L’article 4, au fond, porte sur deux sujets : l’exfiltration des dispositions concernant l’apologie du terrorisme contenues de la loi de 1881 sur la liberté de la presse vers le code pénal, et l’aggravation de l’incrimination lorsque les faits sont commis sur internet – à quoi peut sans doute s’ajouter un débat sur la notion même d’apologie.
J’ai indiqué pendant la discussion générale que lors de l’adoption de la précédente loi, en 2012, nous n’avions pas tranché la question de savoir s’il était ou non souhaitable de procéder à cette exfiltration. En tant que rapporteure du projet de loi, je me rappelle avoir eu à l’époque de longs et nombreux échanges, notamment avec la Commission nationale consultative des droits de l’homme, la CNCDH, dont la présidente – toujours en fonction aujourd’hui – était très réservée sur ce transfert. Et pour cause : le bloc des lois républicaines auquel nous avons tous des raisons d’être attachés incite à penser que la liberté de la presse est une et indivisible, et qu’il n’y a nul besoin de saisir la truelle du maçon pour construire un autre édifice à côté.

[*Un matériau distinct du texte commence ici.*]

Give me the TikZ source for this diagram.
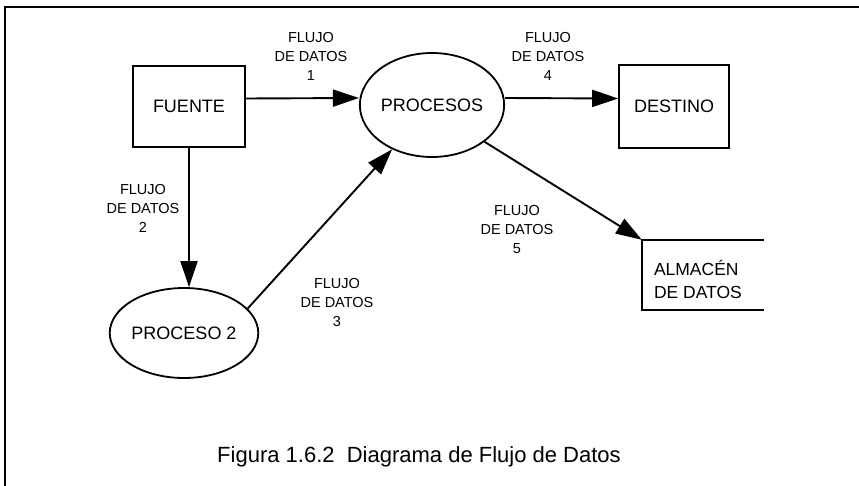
\documentclass[tikz,border=0pt]{standalone}
\usepackage{fontspec}
\setmainfont{Liberation Sans}
\usetikzlibrary{shapes.geometric,arrows.meta}
\begin{document}
\begin{tikzpicture}[x=1pt,y=-1pt,
  box/.style={draw,line width=1.8pt,minimum width=112pt,minimum height=81pt,inner sep=0pt,font=\fontsize{18}{20}\selectfont},
  proc/.style={draw,ellipse,line width=1.8pt,inner sep=0pt,font=\fontsize{18}{20}\selectfont},
  flow/.style={line width=1.9pt,-{Triangle[length=26pt,width=17pt]}},
  lbl/.style={align=center,font=\fontsize{14.5}{19}\selectfont,inner sep=0pt},
]
\useasboundingbox (0,0) rectangle (859,486);
\draw[line width=1.5pt] (859,7) -- (5,7) -- (5,486);
% nodes
\node[box] (f) at (189,106.5) {FUENTE};
\node[proc,minimum width=140pt,minimum height=104pt] (p) at (432,105) {PROCESOS};
\node[box,minimum width=110pt,minimum height=83pt] (d) at (674,106.5) {DESTINO};
\node[proc,minimum width=142pt,minimum height=90pt] (q) at (184,333) {PROCESO 2};
\node[minimum width=122pt,minimum height=70pt,inner sep=0pt] (a) at (703,275) {};
\draw[line width=1.8pt] (a.north east) -- (a.north west) -- (a.south west) -- (a.south east);
\node[anchor=west,align=left,font=\fontsize{17.5}{23}\selectfont,inner sep=0pt] (at) at ([xshift=12pt,yshift=-4pt]a.west) {ALMACÉN\\DE DATOS};
% connectors
\draw[flow] ([yshift=8pt]f.east) -- ([yshift=7pt]p.west);
\draw[flow] ([yshift=7pt]p.east) -- ([yshift=8pt]d.west);
\draw[flow] (p.-35) -- (a.north west);
\draw[flow] (f.south) -- (f.south |- q.north);
\draw[flow] (q.21) -- (p.228);
% labels
\node[lbl] (l1) at (311,56) {FLUJO\\DE DATOS\\1};
\node[lbl] (l4) at (548,56) {FLUJO\\DE DATOS\\4};
\node[lbl] (l2) at (143,208) {FLUJO\\DE DATOS\\2};
\node[lbl] (l5) at (517,230) {FLUJO\\DE DATOS\\5};
\node[lbl] (l3) at (337,303) {FLUJO\\DE DATOS\\3};
% caption
\node[font=\fontsize{22}{24}\selectfont,inner sep=0pt] (cap) at (419,457) {Figura 1.6.2\ \ Diagrama de Flujo de Datos};
\end{tikzpicture}
\end{document}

Les temps ont changé, néanmoins. Comme je le disais au début de la discussion en réponse à M. Marc Dolez, je crois en conscience, après avoir longuement réfléchi à la question ainsi qu’à la préservation du bloc des lois républicaines, qu’il est désormais utile de procéder à cette exfiltration.
Aujourd’hui, en effet – et cet argument fait le lien avec la deuxième question que j’évoquais –, l’existence même d’internet donne une tournure tout à fait nouvelle à un certain nombre de délits de presse. Chacun se souvient que nous avions d’ailleurs tous, en novembre 2012, fait ce constat dans l’hémicycle.
On peut naturellement s’opposer à cette mesure au motif que la liberté ne se divise pas. Hélas, les manifestations de la liberté se divisent quelquefois, notamment lorsqu’elles se démultiplient. En l’occurrence, c’est le cas : concrètement, c’est sa démultiplication en ligne, par internet, qui fait de l’apologie un acte particulièrement meurtrissant. Les deux sujets entretiennent donc un lien étroit. Aujourd’hui encore moins que jamais, le contenu ne saurait être distingué de son canal. Voilà qui donne une nouvelle jeunesse à la formule de Marshall McLuhan : « le médium, c’est le message ». Tous les journalistes et les défenseurs de la liberté de la presse n’ont d’ailleurs cessé de le répéter. Il faut donc aller au bout de ce constat : le médium, c’est le message et, par conséquent, il est désormais possible de diffuser un message barbare qui est appelé à se démultiplier à l’infini – y compris potentiellement, M. Paul, car un blog n’est certes pas en soi un instrument d’apologie barbare, mais il peut à tout moment le devenir, tandis qu’un journal de papier se jette aisément sans pouvoir être retrouvé.
Dans ces conditions, j’estime qu’il est pertinent d’exfiltrer de la grande loi sur la presse les dispositions relatives à l’apologie du terrorisme, qu’il faut le faire compte tenu du lien étroit qu’elles entretiennent avec le support d’internet et qu’en conséquence, il faut aggraver la peine en considérant comme une circonstance aggravante le fait que l’apologie emprunte le canal d’internet – un médium dont nous avons chacun à notre manière souligné tout à la fois le formidable intérêt potentiel car, comme je l’ai dit lors de la discussion générale, il s’agit d’un facteur de démocratie, mais aussi le fait qu’il peut devenir un redoutable instrument. Lorsque nous le saisissons comme tel, nous ne devons pas manquer d’en tirer les conséquences.